Vince is also passionate about the prospect of electric vehicles, something Ecotricity has been looking into for a while. He tells Utility Week “it’s a revolution that is coming”. “I think the days of the petrol and diesel car are numbered. I’ve felt that for a long time, but now that end date is really hastening.”
“There is a lot of talk from European manufacturers that by 2020, [electric] cars will have a range of 400 miles, recharging in less than a quarter of an hour, that kind of stuff. Once we reach that point – and it is only about three years away – then the internal combustion engine is basically dead.”
Energy storage – which has also grown rapidly in recent years – is another opportunity the company is exploring. “We’ve been working on ideas,” says Vince. He believes storage is something that needs to be done at grid-scale, business scale, and domestic scale.
“The smart grid is not just coming because technology enables it, it itself will enable greater penetrations of renewable energy so that we can run the whole country on renewable energy – a smart grid is essential to that.”
Up until now the grid has been very “dumb” and is plagued by massive spikes in demand. There are hundreds of megawatts of power stations either on spinning reserve or on standby just to meet those peaks. However, Vince is convinced that technology will soon be taking homes and businesses on and off the grid during peak times, so the country can buffer renewables and completely wean itself off fossil fuels.

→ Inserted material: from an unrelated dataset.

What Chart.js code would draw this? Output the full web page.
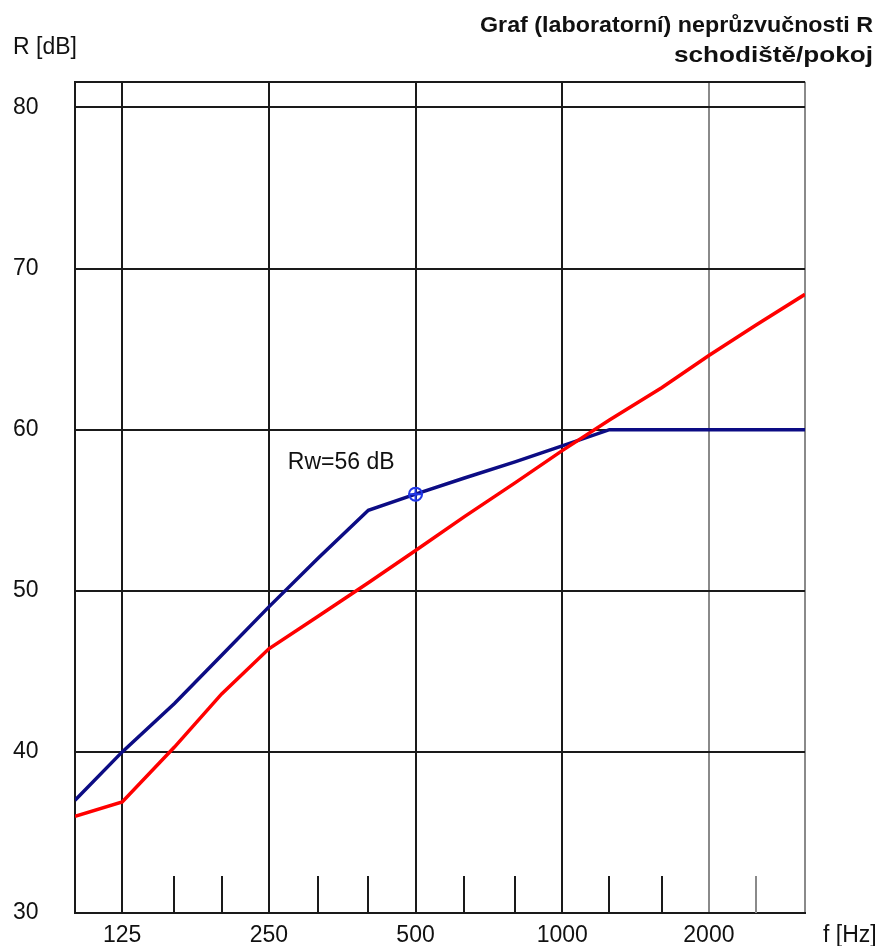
<!DOCTYPE html>
<html>
<head>
<meta charset="utf-8">
<title>Graf neprůzvučnosti R</title>
<script src="https://cdn.jsdelivr.net/npm/chart.js@4.4.1/dist/chart.umd.min.js"></script>
<style>
  html, body { margin: 0; padding: 0; background: #fff; }
  canvas { display: block; }
</style>
</head>
<body>
<canvas id="graf" width="880" height="946"></canvas>
<script>
// 1/3-oktavova pasma [Hz]
var frekvence = [100, 125, 160, 200, 250, 315, 400, 500, 630, 800, 1000, 1250, 1600, 2000, 2500, 3150]
// posunuta referencni krivka (Rw = 56 dB)
var referencni = [37, 40, 43, 46, 49, 52, 55, 56, 57, 58, 59, 60, 60, 60, 60, 60]
// laboratorni nepruzvucnost R [dB]
var nepruzvucnost = [36.0, 36.9, 40.3, 43.6, 46.4, 48.4, 50.5, 52.5, 54.6, 56.7, 58.7, 60.6, 62.6, 64.6, 66.5, 68.4]
var rwBod = [{x: 500, y: 56}]
var rwText = 'Rw=56 dB'

var xPopisky = [125, 250, 500, 1000, 2000]
var xMrizka = [100, 125, 250, 500, 1000, 2000, 3150]
var xMale = [160, 200, 315, 400, 630, 800, 1250, 1600, 2500]
var sede = [2000, 2500, 3150]
var yPopisky = [30, 40, 50, 60, 70, 80]
var yMin = 30
var yMax = 81.6

var PISMO = '"Liberation Sans", Arial, sans-serif'
var CERNA = '#1a1a1a'
var SEDA = '#8a8a8a'

function body(hodnoty) {
    return frekvence.map(function(f, i){ return {x: f, y: hodnoty[i]} })
}

function napis(ctx, text, x, y, font, align, sirka) {
    ctx.save()
    ctx.font = font
    ctx.textBaseline = 'alphabetic'
    ctx.textAlign = align
    var w = ctx.measureText(text).width
    var k = sirka ? sirka / w : 1
    ctx.translate(x, y)
    ctx.scale(k, 1)
    ctx.fillStyle = '#111'
    ctx.fillText(text, 0, 0)
    ctx.restore()
}

var popisky = {
    id: 'popisky',
    beforeDatasetsDraw: function(chart) {
        // kratke znacky tretinooktav u spodni hrany
        var ctx = chart.ctx
        var sx = chart.scales.x
        var dole = chart.chartArea.bottom
        ctx.save()
        ctx.lineWidth = 2
        xMale.forEach(function(f){
            var x = Math.round(sx.getPixelForValue(f))
            ctx.strokeStyle = sede.indexOf(f) >= 0 ? SEDA : CERNA
            ctx.beginPath()
            ctx.moveTo(x, dole)
            ctx.lineTo(x, dole - 37)
            ctx.stroke()
        })
        ctx.restore()
    },
    afterDraw: function(chart) {
        var ctx = chart.ctx
        napis(ctx, 'Graf (laboratorní) neprůzvučnosti R', 873, 32, 'bold 22px ' + PISMO, 'right', 393)
        napis(ctx, 'schodiště/pokoj', 873, 61.5, 'bold 22px ' + PISMO, 'right', 199)
        napis(ctx, 'R [dB]', 13, 54, '23px ' + PISMO, 'left')
        napis(ctx, 'f [Hz]', 823, 942, '23px ' + PISMO, 'left')
        var px = chart.scales.x.getPixelForValue(rwBod[0].x)
        var py = chart.scales.y.getPixelForValue(rwBod[0].y)
        napis(ctx, rwText, px - 21, py - 25, '23px ' + PISMO, 'right')
    }
}

new Chart(document.getElementById('graf'), {
    type: 'line',
    data: {
        datasets: [{
            label: 'Rw',
            data: rwBod,
            showLine: false,
            pointStyle: 'cross',
            pointRadius: 7,
            borderColor: '#2238e8',
            borderWidth: 2
        }, {
            label: 'Rw kruh',
            data: rwBod,
            showLine: false,
            pointStyle: 'circle',
            pointRadius: 6.5,
            borderColor: '#2238e8',
            backgroundColor: 'rgba(0,0,0,0)',
            borderWidth: 2
        }, {
            label: 'R',
            data: body(nepruzvucnost),
            borderColor: '#ff0000',
            borderWidth: 3.5,
            pointRadius: 0,
            tension: 0,
            fill: false
        }, {
            label: 'referencni',
            data: body(referencni),
            borderColor: '#0c0c84',
            borderWidth: 3.5,
            pointRadius: 0,
            tension: 0,
            fill: false
        }]
    },
    options: {
        responsive: false,
        animation: false,
        devicePixelRatio: 1,
        layout: { padding: { left: 13, top: 81.7, right: 75, bottom: 0 } },
        plugins: {
            legend: { display: false },
            tooltip: { enabled: false },
            title: { display: false }
        },
        scales: {
            x: {
                type: 'logarithmic',
                min: 100,
                max: 3150,
                afterBuildTicks: function(s){ s.ticks = xMrizka.map(function(v){ return {value: v} }) },
                afterFit: function(s){ s.height = 33 },
                ticks: {
                    autoSkip: false,
                    maxRotation: 0,
                    padding: 9,
                    color: '#111',
                    font: { family: PISMO, size: 23 },
                    callback: function(v){ return xPopisky.indexOf(v) >= 0 ? String(v) : '' }
                },
                grid: {
                    drawTicks: false,
                    lineWidth: 2,
                    color: function(c){ return c.tick && sede.indexOf(c.tick.value) >= 0 ? SEDA : CERNA }
                },
                border: { color: CERNA, width: 2 }
            },
            y: {
                min: yMin,
                max: yMax,
                afterBuildTicks: function(s){ s.ticks = yPopisky.concat([yMax]).map(function(v){ return {value: v} }) },
                afterFit: function(s){ s.width = 62 },
                ticks: {
                    crossAlign: 'far',
                    padding: 0,
                    color: '#111',
                    font: { family: PISMO, size: 23 },
                    callback: function(v){ return yPopisky.indexOf(v) >= 0 ? String(v) : '' }
                },
                grid: { drawTicks: false, lineWidth: 2, color: CERNA },
                border: { color: CERNA, width: 2 }
            }
        }
    },
    plugins: [popisky]
})
</script>
</body>
</html>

Ecotricity sees itself as a “twenty-first century energy company”, bringing together the two things that in the twentieth century were done by different companies – transport energy and home and business energy. Chock full of ideas of how to keep pushing the “green revolution”, Vince is confident that the energy sector is on the verge of transformation.
“I think the old centralised grid days – just like the internal combustion engine in the car – are numbered, and we intend to be at the vanguard of that change.”